Hastings endeavoured to impress the necessity of rendering the national cause not entirely dependent on the disorderly and tumultuous merchant marine, which it was compelled to hire at an exorbitant price. It is needless to record all the difficulties and opposition he met with from a Government consisting in part of ship owners, eager to obtain a share of the loan as hire for their ships. The loan, however, appeared inexhaustible; and in the autumn of 1824, Hastings returned to England, with a promise that the Greek government would lose no time in instructing their deputies in London to procure a steam-vessel to be armed under his inspection, and of which he was promised the command.

It had taken more than two years for Hastings to get the promise of his steamship. It was just as well that he did not know, as he disembarked in England at the end of 1824, that it would be another two before he would have the chance to fight in her.

IX

If Hastings knew the Greek government too well to imagine that his problems were over, even his cynicism can have done little to prepare him for the vexations ahead. He had sailed back to England in the company of Edward Blaquiere, and within days had exchanged the open corruption of Greece for the more impenetrable mire of Blaquiere’s philhellene friends, the brazen robbery and violence of sectarian fighting for a financial world in which it is now almost impossible to define where greed shaded into outright criminality and incompetence into deliberate malpractice.

The sordid history of the English loan concerns Hastings only in so far as it affected the construction of the new Greek fleet, and all that needs stressing here is that of the £2,800,000 raised from British investors only a tiny fraction was ever converted into the arms or munitions that might have helped win the war. Hastings had himself promised £5,000 to the construction of a steam vessel, but even with that carrot dangling in front of them it was not until March 1825 that the Greek deputies finally authorised the construction of a ship on the Thames at Deptford and of an engine for her to be built by a man who would come to figure large in Hastings’s pantheon of criminal incompetents, the Smithfield engineer Alexander Galloway.
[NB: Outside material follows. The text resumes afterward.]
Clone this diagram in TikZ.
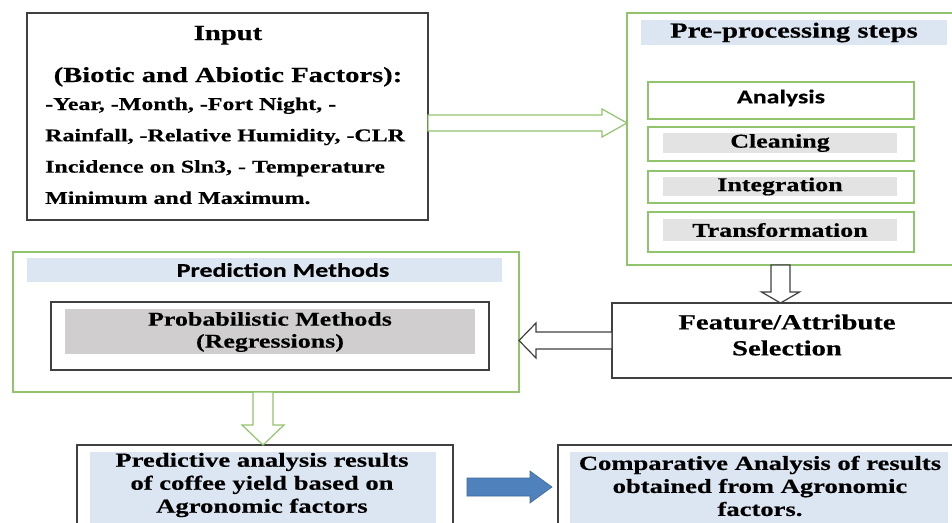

The commission came just in the nick of time – a month earlier, and Hastings had been resolving ‘neither to be a dupe or dupeur’, a month later and he would probably have been back in the Royal Navy – but he knew himself too well to pretend he was done with Greece. ‘I came to town at the instigation of my relations & Naval friends to endeavour to get re-established in the British Navy,’ he wrote soon after getting the invitation to command the steamship.

My brother had seen Lord Melville over the subject & there seems little difficulty attending it …

There is nothing I am aware of that would give me such sincere satisfaction as to aid the delivery of Greece & there never was perhaps an opportunity that offered itself of gaining such lasting renown at so little hazard – I mean there never was an exploit to which such credit was attached so easy of execution as the destruction of the Turkish fleet: & could I feel satisfied that the proper measures would be pursued for attaining that end I would not hesitate an instant to resign my commission was I even Admiral in the British Navy for the purpose of carrying those plans into execution. [If they accept his plan] I shall be that instant ready to renounce the British service & lay down at your disposal the sum of money I had proposed to the Greek Government.

And for any non-establishment naval man, let alone philhellene, there was one further inducement to fight for Greece when her government appointed Thomas Cochrane, the 10th Earl of Dundonald, to command her new fleet. If it had done nothing else the appointment would have signalled the final shift from a military to a naval strategy that Hastings had long been advocating, but it was above all the name of Cochrane – the most brilliant and controversial of the young sea captains to make their reputations during the French wars – that would most vividly have caught the imagination of a born warrior and innovator like Hastings.

On an infinitely grander and more flamboyant scale, Cochrane’s background, character, politics, cussedness, originality and naval career bear striking parallels to Hastings’s own. The tall, red-headed, angular-featured son of an impoverished and eccentric Scottish earl, Cochrane had fought from the outbreak of the French wars, winning himself a reputation for brilliance and insubordination in just about equal measure until a stock market scandal gave his political and professional enemies the excuse they needed to have him drummed out of the service, ceremonially stripped of his knighthood in a midnight ritual of degradation, and thrown into prison.

There seems every possibility that Cochrane was in some way involved in the swindle that brought him down; but, supremely litigious and stubborn by nature, he fought to establish his innocence with the same dogged ferocity that characterised his seamanship. He would have to wait for another generation and a different England to regain his domestic honours, but by the time his and Hastings’s paths crossed he had already made a second and even more glittering reputation in South America’s liberation wars, in command of the nascent Chilean fleet against the Spaniards and then of the Brazilian ships in that country’s struggle for independence from Portugal.

The only drawback to Cochrane, in fact, was that for all the grandiose titles that came his way – Vice-Admiral of Chile, Commander-in-Chief of the Naval Forces of the Republic, First Admiral of the Brazils and Marquess of Maranham – he had never commanded anything that remotely resembled a fleet. The novels of Frederick Marryat are evidence enough of his ability to inspire the men under his immediate command, but Cochrane’s virtues – audacity, ingenuity, courage, unorthodoxy, seamanship, individual flair (and no one ever had them in greater measure) – were supremely those of the frigate captain rather than admiral, the lone ‘sea wolf’ rather than the politician needed to navigate the notorious shallows of Greek naval life.